Books I Blurbed, But Will Not Review
Wait, I Changed My Mind, I Will Review Those Books, Sort of, Closer to the Eastercon, So, Sorry, I Will Probably Annoy Everybody Will Daily Posts Toward the End of This Month, But This is a Thing That Needs To Be Done Because The BSFA Nominated Some Good Books This Year And I Don’t Usually Get a Chance to Be So Squee Happy About Recent Speculative Fiction. Oh, God, I Wrote Squee Happy, Referring to Myself, This is Awful, What Has Become of Me?
So, yeah, that.
I added a blurb about The First Fifteen Lives of Harry August by Claire North to my Best Novels of 2014 list. Obviously a slightly longer, more info-bytie review is coming.
Books Read, Not Yet Reviewed
I finally finished my latest LLR (Long, Lazy Read), The Years of Rice and Salt (2002) by Kim Stanley Robinson. How different would history be if all of Europe perished during the Plague? Who were the other Galileos and Marxes and Wollstonecrafts of this alternate world? This novel is fire. It stirred my dormant activist soul.
I also read Edgar Pangborn’s 1964 Davy, which is as “lusty” and “ribald” as promised. It’s basically Leigh Brackett’s The Long Tomorrow (1955), but hornier and less nuanced. But the Vonnegut-like prose captured my attention, speaking truth to power in punchy lines.
I listened to the audiobook of Michael Swanwick’s Bones of the Earth (2002), and earned a few laughs on Goodreads when I posted the choicest quotes from this formulaic novel. Oh, I hate to be rude, but why? Authors, please stop. Writing just for the sake of commercial publishing really pisses me off.
And speaking of Ursula! I finally read The Lathe of Heaven (1971), which has been described to me as Le Guin in disguise as PKD, which is a most apt descriptor. The Dispossessed is still my most favorite Le Guin, with The Left Hand of Darkness close behind, but this is still Le Guin being the wonderful author who we should all love and read because she doesn’t write just to publish and if there was no (imaginary, because get real, people) promise of money or attention she would still write because she has things to say, ORIGINAL things to say, and clever ways to say them, and it’s not just about characters doing things in contrived settings dammit quit wasting my time other authors who are not Le Guin or Kim Stanley Robinson or William Gibson (or plenty of others but you get me).
Books to Read in March
Brittle Innings (1994) by Michael Bishop – Around this time last year, I read and enjoyed Bishop’s 1982 SF Masterwork No Enemy but Time (1982) for SF Ruminations blog effort to promote Bishop’s work. I’m curious what this ‘90s southern gothic novel about baseball will be like.

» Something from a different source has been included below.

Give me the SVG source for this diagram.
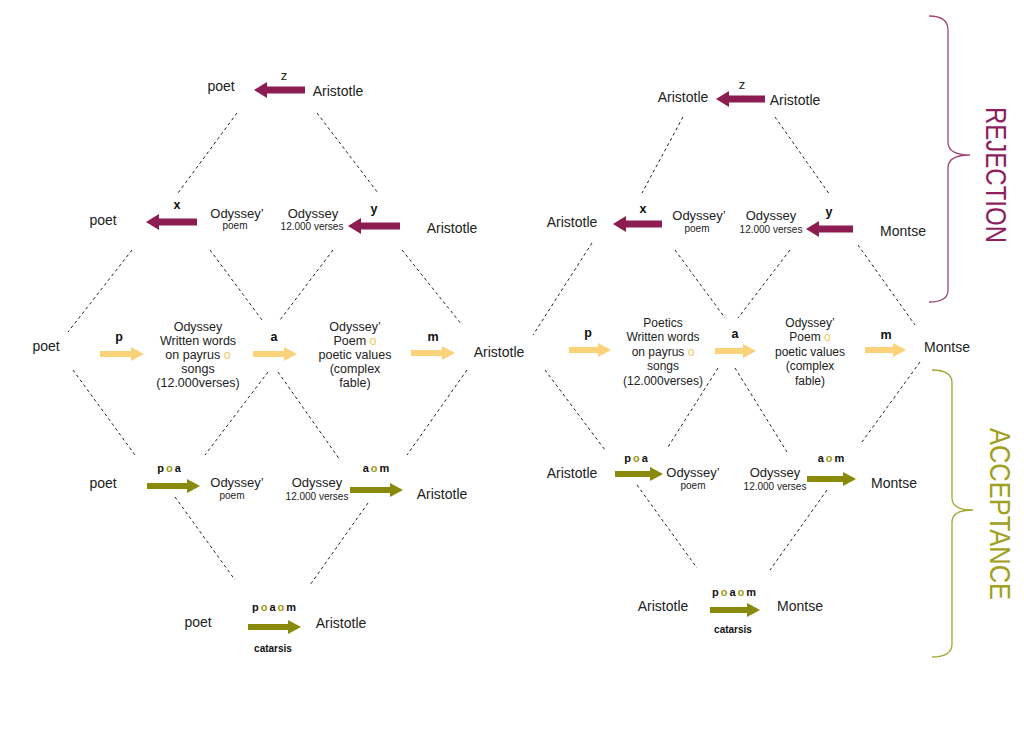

The Mote in God’s Eye (1974) by Larry Niven and Jerry Pournelle – I participated in a recent comment discussion at Book Reviews Forevermore, and Nikki from Bookpunks vehemently warned me off the collaborative efforts of Niven and Pournelle. Something about my eyes bleeding out of my skull… So, of course, I’m reading it. Bibliomasochism is a thing and I have it.

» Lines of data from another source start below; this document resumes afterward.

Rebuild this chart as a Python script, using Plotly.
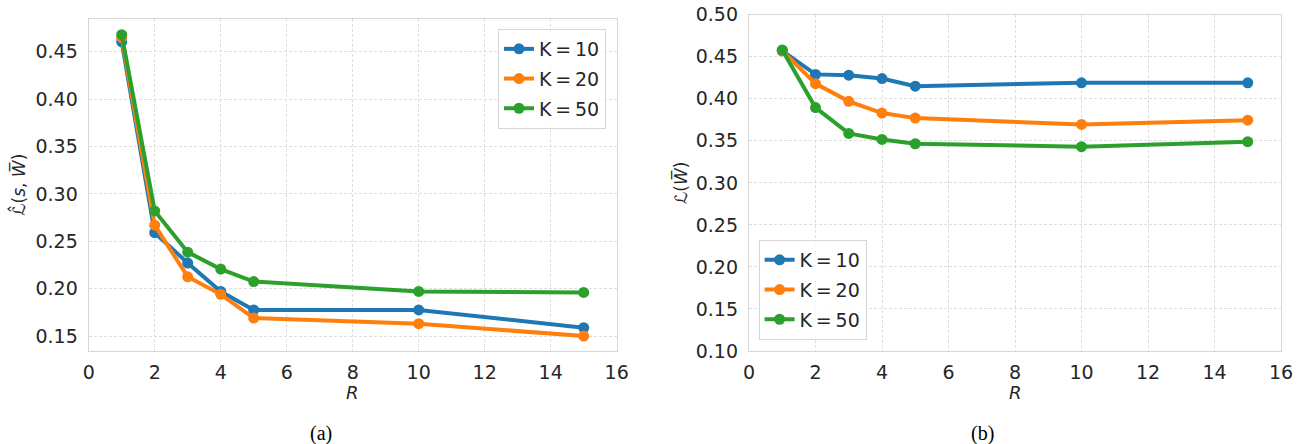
import plotly.graph_objects as go

R = [1, 2, 3, 4, 5, 10, 15]
labels = ["K\u2009=\u200910", "K\u2009=\u200920", "K\u2009=\u200950"]
colors = ["#1f77b4", "#ff7f0e", "#2ca02c"]

# Panel (a): empirical loss
a_k10 = [0.4605, 0.259, 0.227, 0.197, 0.1775, 0.1775, 0.1588]
a_k20 = [0.465, 0.267, 0.2125, 0.194, 0.169, 0.163, 0.150]
a_k50 = [0.468, 0.282, 0.2385, 0.2206, 0.2075, 0.197, 0.196]

# Panel (b): true loss
b_k10 = [0.457, 0.429, 0.428, 0.424, 0.415, 0.419, 0.419]
b_k20 = [0.457, 0.418, 0.397, 0.383, 0.377, 0.3695, 0.3745]
b_k50 = [0.458, 0.3895, 0.3588, 0.3516, 0.3465, 0.343, 0.349]

W, H = 1307, 444
FONT = "DejaVu Sans"
TXT = "#262626"

fig = go.Figure()

for i, (ys, lab) in enumerate(zip([a_k10, a_k20, a_k50], labels)):
    fig.add_trace(go.Scatter(
        x=R, y=ys, mode="lines+markers", name=lab,
        line=dict(color=colors[i], width=4),
        marker=dict(color=colors[i], size=11),
        xaxis="x", yaxis="y", legend="legend", legendgroup="a%d" % i,
    ))
for i, (ys, lab) in enumerate(zip([b_k10, b_k20, b_k50], labels)):
    fig.add_trace(go.Scatter(
        x=R, y=ys, mode="lines+markers", name=lab,
        line=dict(color=colors[i], width=4),
        marker=dict(color=colors[i], size=11),
        xaxis="x2", yaxis="y2", legend="legend2", legendgroup="b%d" % i,
    ))

def px(x):
    return x / W

def py(y):
    return 1 - y / H

axis_common = dict(
    showgrid=True, gridcolor="#dedede", griddash="3px,2px", gridwidth=1,
    showline=True, linecolor="#d6d6d6", linewidth=1.3, mirror=True,
    zeroline=False, ticks="", tickfont=dict(family=FONT, size=19, color=TXT),
    automargin=False,
)

legend_common = dict(
    bgcolor="rgba(255,255,255,0.8)", bordercolor="#d6d6d6", borderwidth=1,
    font=dict(family=FONT, size=19, color=TXT), tracegroupgap=2,
)

fig.update_layout(
    width=W, height=H,
    margin=dict(l=0, r=0, t=0, b=0, autoexpand=False),
    paper_bgcolor="white", plot_bgcolor="white",
    font=dict(family=FONT, color=TXT),
    xaxis=dict(domain=[px(88.7), px(616.7)], range=[0, 16], dtick=2,
               anchor="y", ticklabelstandoff=4, **axis_common),
    yaxis=dict(domain=[py(351), py(19.3)], range=[0.1342, 0.4842],
               tick0=0.15, dtick=0.05, tickformat=".2f", anchor="x",
               ticklabelstandoff=6, **axis_common),
    xaxis2=dict(domain=[px(749), px(1281)], range=[0, 16], dtick=2,
                anchor="y2", ticklabelstandoff=4, **axis_common),
    yaxis2=dict(domain=[py(351), py(14.7)], range=[0.10, 0.50],
                tick0=0.10, dtick=0.05, tickformat=".2f", anchor="x2",
                ticklabelstandoff=6, **axis_common),
    legend=dict(x=px(606), y=py(29), xanchor="right", yanchor="top",
                **legend_common),
    legend2=dict(x=px(758.6), y=py(340), xanchor="left", yanchor="bottom",
                 **legend_common),
    showlegend=True,
)

ann = []
# x-axis titles
for xc in (352.7, 1015):
    ann.append(dict(text="<i>R</i>", x=px(xc), y=py(392), xref="paper", yref="paper",
                    xanchor="center", yanchor="middle", showarrow=False,
                    font=dict(family=FONT, size=18, color=TXT)))
# y-axis titles
ann.append(dict(text="ℒ\u0302(<i>s</i>, <i>W\u0305</i>)", x=px(17.7), y=py(185),
                xref="paper", yref="paper", xanchor="center", yanchor="middle",
                showarrow=False, textangle=-90,
                font=dict(family=FONT, size=17, color=TXT)))
ann.append(dict(text="ℒ(<i>W\u0305</i>)", x=px(680), y=py(183),
                xref="paper", yref="paper", xanchor="center", yanchor="middle",
                showarrow=False, textangle=-90,
                font=dict(family=FONT, size=17, color=TXT)))
# captions
for txt, xc in (("(a)", 321), ("(b)", 982)):
    ann.append(dict(text=txt, x=px(xc), y=py(433), xref="paper", yref="paper",
                    xanchor="center", yanchor="middle", showarrow=False,
                    font=dict(family="Liberation Serif", size=20, color="black")))
fig.update_layout(annotations=ann)

fig.write_html("out.html", config={"displayModeBar": False},
               post_script="document.body.style.margin='0';")
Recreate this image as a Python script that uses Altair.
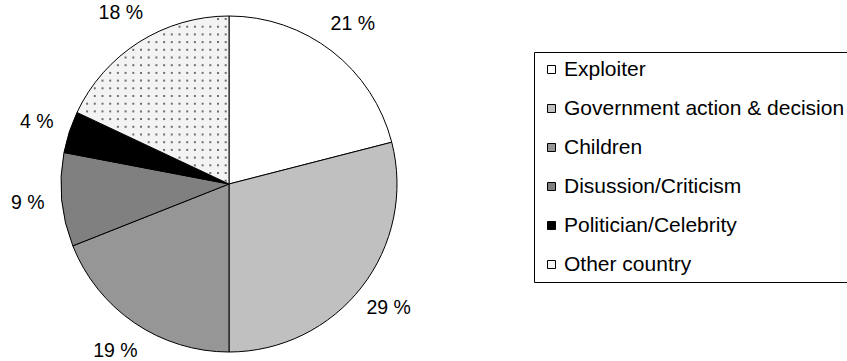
import math
import altair as alt
import pandas as pd

categories = ["Exploiter", "Government action & decision", "Children",
              "Disussion/Criticism", "Politician/Celebrity", "Other country"]
values = [21, 29, 19, 9, 4, 18]
colors = ["#ffffff", "#c0c0c0", "#969696", "#808080", "#000000", "#f3f3f3"]

CX, CY, R = 229, 184, 168
FONT = "Liberation Sans"
FS = 19.5
LFS = 21

df = pd.DataFrame({
    "category": categories,
    "value": values,
    "order": list(range(len(values))),
    "label": [f"{v} %" for v in values],
})

total = sum(values)
a0 = 2 * math.pi * sum(values[:-1]) / total
a1 = 2 * math.pi

color_scale = alt.Scale(domain=categories, range=colors)

base = alt.Chart(df).encode(
    theta=alt.Theta("value:Q", stack=True),
    order=alt.Order("order:Q"),
)

arcs = base.mark_arc(radius=R, stroke="black", strokeWidth=1).encode(
    x=alt.value(CX), y=alt.value(CY),
    color=alt.Color("category:N", scale=color_scale, sort=categories,
                    legend=alt.Legend(
                        title=None, orient="none", legendX=534, legendY=52,
                        strokeColor="black", fillColor="white", padding=7,
                        symbolType="square", symbolSize=64,
                        symbolStrokeColor="black", symbolStrokeWidth=1,
                        labelFont=FONT, labelFontSize=LFS, labelColor="black",
                        labelOffset=2, rowPadding=17, labelLimit=400,
                    )),
)

labels = base.mark_text(radius=202, font=FONT, fontSize=FS, color="black").encode(
    x=alt.value(CX), y=alt.value(CY),
    text="label:N",
)

# dotted texture for the "Other country" wedge
STEP = 7.7
NC = 24
dots = alt.Chart(alt.sequence(0, NC * NC)).transform_calculate(
    px=f"{CX - R} + 3 + (datum.data % {NC}) * {STEP}",
    py=f"{CY - R} + 3 + floor(datum.data / {NC}) * {STEP}",
).transform_calculate(
    dx=f"datum.px - {CX}", dy=f"datum.py - {CY}",
).transform_calculate(
    rr="sqrt(datum.dx*datum.dx + datum.dy*datum.dy)",
    ang="atan2(datum.dx, -datum.dy) < 0 ? atan2(datum.dx, -datum.dy) + 2*PI : atan2(datum.dx, -datum.dy)",
).transform_filter(
    f"datum.rr < {R - 2} && datum.ang > {a0 + 0.03} && datum.ang < {a1 - 0.01}"
).mark_square(size=4, color="#707070", opacity=1).encode(
    x=alt.X("px:Q", scale=None, axis=None),
    y=alt.Y("py:Q", scale=None, axis=None),
)

chart = alt.layer(arcs, dots, labels).properties(
    width=847, height=361, padding=0,
    autosize=alt.AutoSizeParams(type="none"),
).configure_view(stroke=None)

chart.save("out.html", embed_options={"renderer": "svg", "actions": False})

The Whole Man (1964) by John Brunner – Most people seem disappointed with the majority of Brunner’s bibliography, so I will probably read this in tandem with Brunner’s acclaimed masterpiece Stand on Zanzibar (1968).

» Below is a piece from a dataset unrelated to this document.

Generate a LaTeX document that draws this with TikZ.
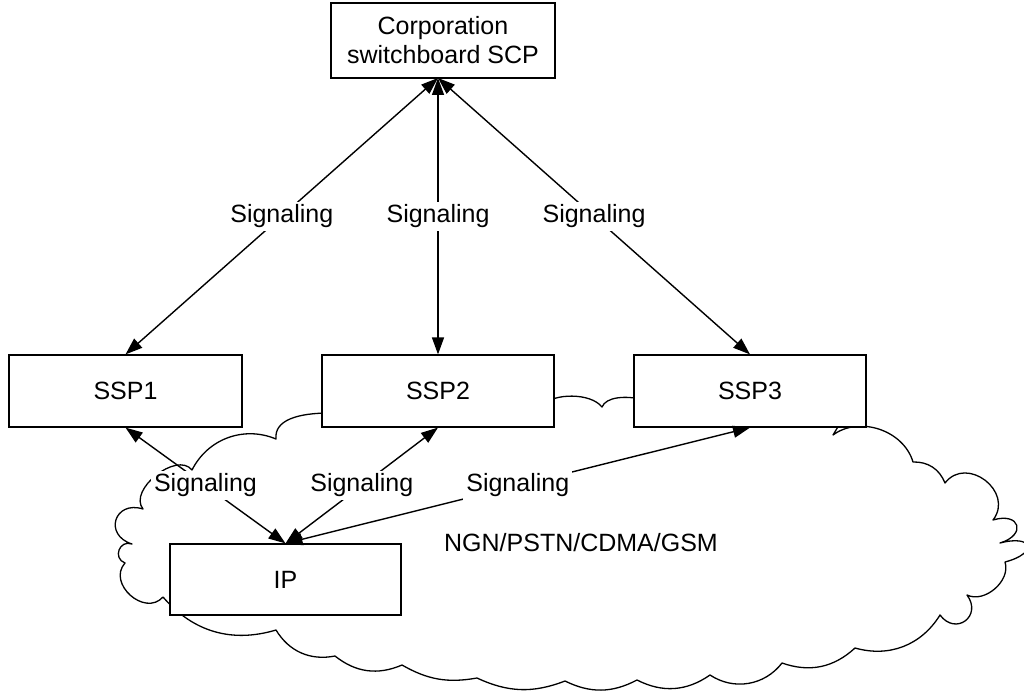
\documentclass[tikz,border=0pt]{standalone}
\usepackage{fontspec}
\setmainfont{Liberation Sans}
\usetikzlibrary{arrows.meta}
\begin{document}
\begin{tikzpicture}[x=1pt,y=-1pt,
  every node/.style={font=\fontsize{25}{29}\selectfont},
  box/.style={draw, line width=1.2pt, fill=white, inner sep=0pt, align=center},
  lbl/.style={fill=white, inner sep=3pt},
  link/.style={line width=1.4pt, {Triangle[length=17pt,width=12pt]}-{Triangle[length=17pt,width=12pt]}},
  cloudline/.style={line width=1.3pt, line join=round}]
\useasboundingbox (0,0) rectangle (1024,692);
% cloud
\draw[cloudline] (845,415) -- (833,435)
 to[bend left=55] (913,462)
 to[bend left=35] (945,483)
 to[bend left=90,looseness=1.5] (993,520)
 to[bend left=90,looseness=3] (1000,543)
 to[bend left=90,looseness=4.5] (1005,562)
 to[bend left=67] (967,595)
 to[bend left=90,looseness=2] (940,615)
 to[bend left=37] (855,648)
 to[bend left=31] (782,663)
 to[bend left=43] (710,675)
 to[bend left=31] (637,680)
 to[bend left=27] (565,681)
 to[bend left=23] (477,678)
 to[bend left=20] (402,665)
 to[bend left=31] (335,656)
 to[bend left=35] (276,630)
 to[bend left=33] (163,597)
 to[bend left=90,looseness=1.37] (125,563)
 to[bend left=90,looseness=1.7] (132,544)
 to[bend left=90,looseness=2.1] (143,509)
 to[bend left=90] (192,470)
 to[bend left=43] (276,439)
 .. controls (274,420) and (298,413) .. (330,413)
 -- (545,404)
 .. controls (553,394) and (590,392) .. (602,407)
 .. controls (606,397) and (625,395) .. (645,400)
 -- cycle;
% boxes
\node[box, minimum width=224pt, minimum height=75pt] (scp) at (443,40.5) {Corporation\\switchboard SCP};
\node[box, minimum width=233pt, minimum height=72pt] (ssp1) at (125.5,391) {SSP1};
\node[box, minimum width=232pt, minimum height=72pt] (ssp2) at (438,391) {SSP2};
\node[box, minimum width=232pt, minimum height=72pt] (ssp3) at (750,391) {SSP3};
\node[box, minimum width=231pt, minimum height=71pt] (ip) at (285.5,579.5) {IP};
\node (net) at (581,543) {NGN/PSTN/CDMA/GSM};
\coordinate (scpb) at (438,78);
% connectors
\draw[link] (scpb) -- (ssp1.north) node[lbl, midway] {Signaling};
\draw[link] (scpb) -- (ssp2.north) node[lbl, midway] {Signaling};
\draw[link] (scpb) -- (ssp3.north) node[lbl, midway] {Signaling};
\draw[link] (ssp1.south) -- (ip.north) node[lbl, midway] {Signaling};
\draw[link] (ssp2.south) -- (ip.north) node[lbl, midway] {Signaling};
\draw[link] (ssp3.south) -- (ip.north) node[lbl, midway] {Signaling};
\end{tikzpicture}
\end{document}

My LLR of the month: Jonathan Strange and Mr. Norrell (2004) by Susanna Clarke – A reread! This novel both raised the bar and destroyed fantasy for me when I read it over ten years ago, and sent me into a “There’s Nothing Good to Read” boredom spiral that lasted until started this blog. Will it withstand the test of time and honor over all the books I’ve read for this blog, or was I just a naïve post-grad graduate who was easily blown away by footnotes in fiction? Let’s find out!
I have a whole week off this month, and it’s still too cold to jog or fix up the garden, so I might be able to add in a few more books. I need to sneak in the rest of the BSFA nominees (Hardinge’s A Cuckoo’s Song and Williamson’s The Moon King) and well as some short fiction.
February Book Tallies
Total books: 6
Books about space (and not about algebra): 1
Books about robots: 0
Books about effective dreaming: 1
Books about post-apocalypse: 1
Books about reincarnation: 2, maybe 3 if you count reality-bending dream lives.
Books about orgiastic paleontologists: 1. Kill me.
Also, the winners of The Kitschies will be announced this week! It’s not too late to snatch up Nina Allan’s The Race or Nnedi Okorafor’s Lagoon (only on audio for U.S., but the narrators are brilliant) so you can be part of the cool crowd who has already read the winner. Because I will be shocked, SHOCKED, if neither of these authors win.